In just a few years, the amount of digitized information has increased vastly. It used to be that I had to go to specialized academic sites to do certain kinds of research; prior to about three years ago, I had to look things up in reference works that major research libraries have, but which are not always available at libraries such as that of LRU (which really is quite good and I’m not complaining, since ILL is excellent—but non-circulating reference works can sometimes throw up road blocks).

But now, a simple internet search for Johannes Doughe comes up with huge tracts of references. Some of it I have already discovered the old-fashioned way; some of it is incomplete compared to what I have already (etc); anything new I will of course check through traditional sources. But what a time-saver to have some idea where to look, and what a delight to have pictures.

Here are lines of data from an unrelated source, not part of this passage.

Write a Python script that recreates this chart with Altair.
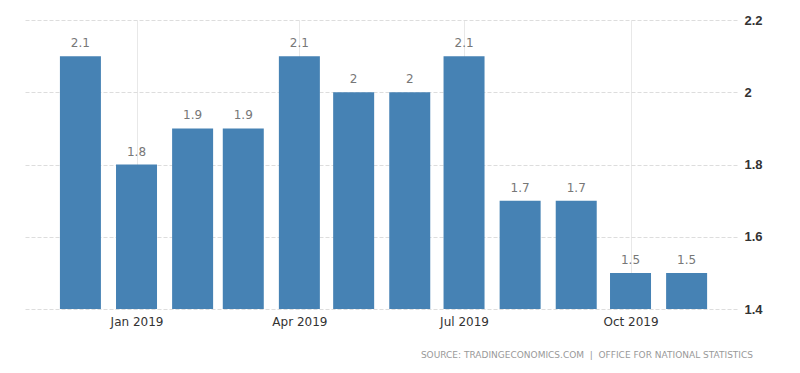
import altair as alt
import pandas as pd

months = ["2018-12-01", "2019-01-01", "2019-02-01", "2019-03-01", "2019-04-01", "2019-05-01",
          "2019-06-01", "2019-07-01", "2019-08-01", "2019-09-01", "2019-10-01", "2019-11-01"]
values = [2.1, 1.8, 1.9, 1.9, 2.1, 2.0, 2.0, 2.1, 1.7, 1.7, 1.5, 1.5]
labels = ["2.1", "1.8", "1.9", "1.9", "2.1", "2", "2", "2.1", "1.7", "1.7", "1.5", "1.5"]
y_ticks = [1.4, 1.6, 1.8, 2.0, 2.2]
source_text = "SOURCE: TRADINGECONOMICS.COM\u00a0\u00a0|\u00a0\u00a0OFFICE FOR NATIONAL STATISTICS"

df = pd.DataFrame({"date": months, "value": values, "label": labels})

FONT = "DejaVu Sans"

x_enc = alt.X(
    "date:T",
    scale=alt.Scale(
        type="utc",
        domain=[alt.DateTime(year=2018, month=11, date=2, hours=14, utc=True),
                alt.DateTime(year=2019, month=11, date=26, hours=2, utc=True)],
    ),
    axis=alt.Axis(
        values=[alt.DateTime(year=2019, month=m, date=1, utc=True) for m in [1, 4, 7, 10]],
        labelExpr="utcFormat(datum.value, '%b %Y')",
        title=None,
        grid=True,
        gridColor="#e8e8e8",
        domain=False,
        ticks=False,
        labelFont=FONT,
        labelFontSize=12,
        labelColor="#333333",
        labelPadding=7,
    ),
)

y_enc = alt.Y(
    "value:Q",
    scale=alt.Scale(domain=[1.4, 2.2], zero=False, nice=False),
    axis=alt.Axis(
        orient="right",
        values=y_ticks,
        format=".1~f",
        title=None,
        grid=True,
        gridColor="#dddddd",
        gridDash=[4, 2],
        domain=False,
        ticks=False,
        labelFont="Liberation Sans",
        labelFontSize=13,
        labelFontWeight="bold",
        labelColor="#333333",
        labelPadding=7,
    ),
)

base = alt.Chart(df)

bars = base.mark_bar(width=41, color="#4682b4").encode(
    x=x_enc,
    y=y_enc,
    y2=alt.datum(1.4),
)

text = base.mark_text(dy=-13, font=FONT, fontSize=12, color="#777777").encode(
    x=x_enc,
    y=y_enc,
    text="label:N",
)

source = alt.Chart(pd.DataFrame({"t": [source_text]})).mark_text(
    align="right", baseline="middle", font=FONT, fontSize=9, color="#999999"
).encode(
    x=alt.value(729),
    y=alt.value(335),
    text="t:N",
)

chart = alt.layer(bars, text, source).properties(
    width=713,
    height=289,
    padding={"left": 16, "top": 6, "right": 5, "bottom": 5},
    background="white",
).configure_view(stroke=None)

chart.save("out.html", embed_options={"renderer": "svg", "actions": False})
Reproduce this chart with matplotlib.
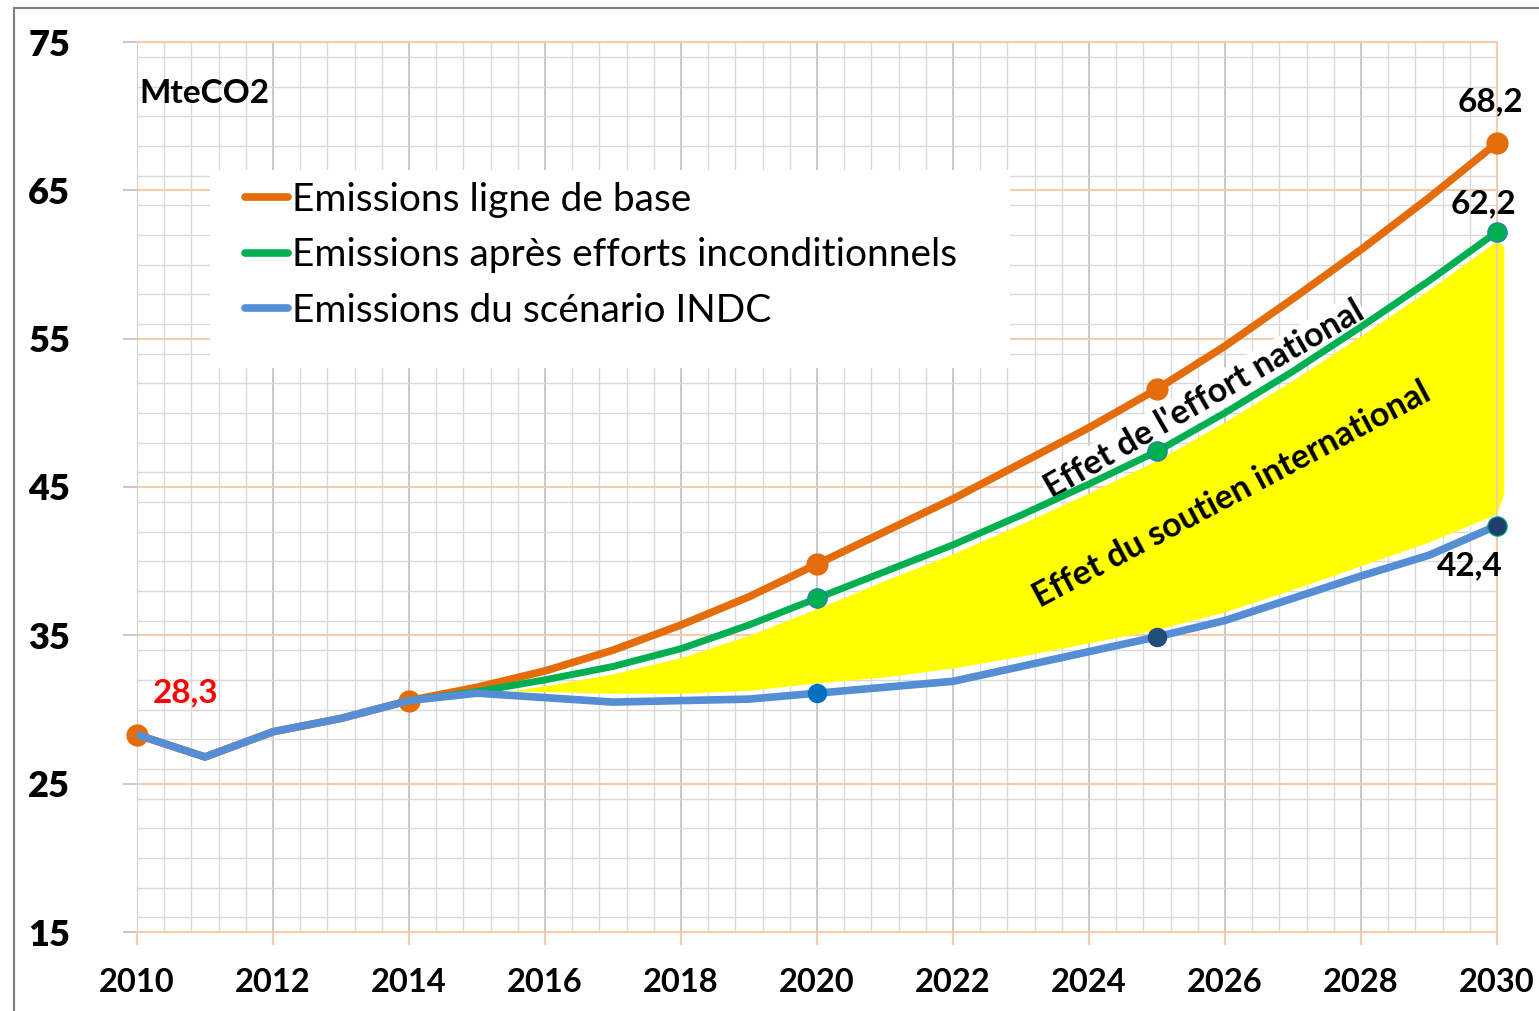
import numpy as np
import matplotlib.pyplot as plt
from matplotlib.lines import Line2D
from matplotlib.patches import Rectangle
from matplotlib.ticker import MultipleLocator

plt.rcParams['font.family'] = ['Lato', 'DejaVu Sans']
plt.rcParams['font.weight'] = 'bold'

# historical + INDC scenario (blue)
indc_years = np.arange(2010, 2031)
indc = [28.3, 26.8, 28.5, 29.4, 30.6, 31.1, 30.8, 30.5, 30.6, 30.7, 31.1,
        31.5, 31.9, 32.9, 33.9, 34.9, 36.0, 37.5, 39.0, 40.4, 42.4]

# baseline (orange) and unconditional (green), from 2014
proj_years = np.arange(2014, 2031)
base = [30.6, 31.5, 32.6, 34.0, 35.7, 37.6, 39.8, 42.0, 44.2, 46.6, 49.0,
        51.6, 54.5, 57.7, 61.0, 64.5, 68.2]
uncond = [30.6, 31.2, 32.0, 32.9, 34.1, 35.7, 37.5, 39.3, 41.1, 43.1, 45.2,
          47.4, 50.0, 52.8, 55.8, 58.9, 62.2]

# yellow area (international support)
fill_years = [2014, 2015, 2016, 2017, 2018, 2019, 2020, 2021, 2022, 2023, 2024,
              2025, 2026, 2027, 2028, 2029, 2030, 2030.1]
fill_top = [30.6, 30.9, 31.6, 32.4, 33.5, 35.0, 36.8, 38.7, 40.5, 42.5, 44.6,
            46.8, 49.4, 52.2, 55.2, 58.3, 61.6, 61.2]
fill_bot = [30.6, 31.3, 31.2, 31.1, 31.1, 31.3, 31.8, 32.2, 32.8, 33.6, 34.5,
            35.4, 36.6, 38.1, 39.7, 41.3, 43.2, 44.6]

base_hist = [28.3, 26.8, 28.5, 29.4]  # baseline before 2014 (under the blue line)

labels = ['Emissions ligne de base', 'Emissions après efforts inconditionnels',
          'Emissions du scénario INDC']

ORANGE = '#E46C0A'
GREEN = '#00B050'
BLUE = '#558ED5'
GRID_OR = '#F8CBAD'

fig = plt.figure(figsize=(15.39, 10.11), dpi=100)
ax = fig.add_axes([137/1539, 79/1011, 1360/1539, 890/1011])

ax.set_xlim(2010, 2030)
ax.set_ylim(15, 75)

ax.xaxis.set_major_locator(MultipleLocator(2))
ax.xaxis.set_minor_locator(MultipleLocator(0.4))
ax.yaxis.set_minor_locator(MultipleLocator(2))
ax.set_yticks(np.arange(15, 76, 10))

ax.grid(which='minor', color='#D9D9D9', lw=1.0)
ax.grid(which='major', axis='x', color='#BFBFBF', lw=1.2)
ax.grid(which='major', axis='y', color=GRID_OR, lw=1.5)
ax.set_axisbelow(True)

for s in ['top', 'right', 'bottom']:
    ax.spines[s].set_color(GRID_OR)
    ax.spines[s].set_linewidth(1.5)
ax.spines['left'].set_color('#D0D0D0')

ax.tick_params(axis='x', which='major', length=9, color=GRID_OR, width=1.5,
               pad=17, labelsize=23.5)
ax.tick_params(axis='y', which='major', length=10, color='#BFBFBF', width=1.2,
               pad=38, labelsize=26)
ax.tick_params(which='minor', length=0)

# yellow zone
ax.fill_between(fill_years, fill_bot, fill_top, color='#FFFF00', lw=0, zorder=2,
                clip_on=False)

# baseline
ax.plot(list(indc_years[:4]) + list(proj_years), base_hist + base, color=ORANGE,
        lw=5.5, solid_capstyle='round', solid_joinstyle='round', zorder=3)
ax.plot([2010, 2014, 2020, 2025, 2030], [28.3, base[0], base[6], base[11], base[16]],
        'o', color=ORANGE, ms=15, zorder=4, clip_on=False)

# unconditional
ax.plot(proj_years, uncond, color=GREEN, lw=5, solid_capstyle='round',
        solid_joinstyle='round', zorder=3)
ax.plot([2020, 2025, 2030], [uncond[6], uncond[11], uncond[16]], 'o', color=GREEN,
        mec='#2E75B6', mew=0.8, ms=14, zorder=6, clip_on=False)

# INDC
ax.plot(indc_years, indc, color=BLUE, lw=5.5, solid_capstyle='round',
        solid_joinstyle='round', zorder=5)
ax.plot([2020], [indc[10]], 'o', color='#0070C0', ms=13, zorder=6)
ax.plot([2025], [indc[15]], 'o', color='#1F4E79', ms=13, zorder=6)
ax.plot([2030], [indc[20]], 'o', color='#1F3F6E', mec='#00B08A', mew=0.8, ms=14,
        zorder=6, clip_on=False)

# labels
ax.text(2010.71, 31.1, '28,3', color='#FF0000', fontsize=24, ha='center', va='center')
ax.text(2029.9, 70.95, '68,2', fontsize=24, ha='center', va='center')
ax.text(2029.8, 64.1, '62,2', fontsize=24, ha='center', va='center')
ax.text(2029.6, 39.7, '42,4', fontsize=24, ha='center', va='center')
ax.text(2010.04, 71.5, 'MteCO2', fontsize=24, ha='left', va='center')

ax.text(2025.69, 50.9, "Effet de l'effort national", fontsize=24.5,
        rotation=30, rotation_mode='anchor', ha='center', va='center', zorder=2.5,
        bbox=dict(facecolor='white', edgecolor='none', pad=1))
ax.text(2026.1, 44.5, 'Effet du soutien international', fontsize=24.5,
        rotation=28, rotation_mode='anchor', ha='center', va='center', zorder=7)

# legend on a white box
ax.add_patch(Rectangle((0.0537, 0.6337), 0.5883, 0.2223, transform=ax.transAxes,
                       facecolor='white', edgecolor='none', zorder=7))
handles = [Line2D([], [], color=c, lw=5.5, solid_capstyle='round')
           for c in [ORANGE, GREEN, BLUE]]
leg = ax.legend(handles, labels, loc='upper left', bbox_to_anchor=(0.0794, 0.843),
                prop={'size': 28, 'weight': 'normal'}, frameon=False,
                handlelength=1.1, handletextpad=0.1, labelspacing=0.5,
                borderpad=0, borderaxespad=0)
leg.set_zorder(8)

# outer frame
fig.add_artist(Line2D([14/1539, 1], [1 - 8/1011, 1 - 8/1011], color='#7F7F7F', lw=1.5))
fig.add_artist(Line2D([14/1539, 14/1539], [0, 1 - 8/1011], color='#7F7F7F', lw=1.5))

fig.canvas.draw()
for t in ax.get_yticklabels():
    t.set_fontweight('heavy')

fig.savefig('out.png', dpi=100)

My off-hand little project because I had to keep the NEH happy is, I think, something that could take up the rest of my scholarly life, if I let it. I have no intention of letting it, not least because it’s out of my period and I want to get back to being a proper medievalist, so I have to figure out how to lop it off in some fairly tidy fashion.

But hot damn, you early modernists can know a lot about your people. Now back in the mid-evil period, we have to . . . no, wait, I did my old-fart post a few days ago.

2 thoughts on “O brave new world!

  1. “But hot damn, you early modernists can know a lot about your people.”… I have a whole complex about it. There’s a class of us who are young farts — who’ve had it drilled into us that the work isn’t worthwhile unless we’re all going Parsifal on the archives. Even stodgy databases can feel like cheating.It doesn’t take much resisting – largely because that view is total nonsense – but there’s always the moment of guilt.(I also come out strongly in favor of the creation of a database complementary to EEBO of Early English Manuscripts Online, not least because it acronyms as EEMO.)

  2. So long as you check your work, I see no reason to feel guilty. If digitizers & genealogy buffs want to make my life easier, I'll just say thank you. It does take a little of the fun out of the search, when it's that easy. But at least you know straight away what archives you have to go to, and why—makes it much easier to write grant applications.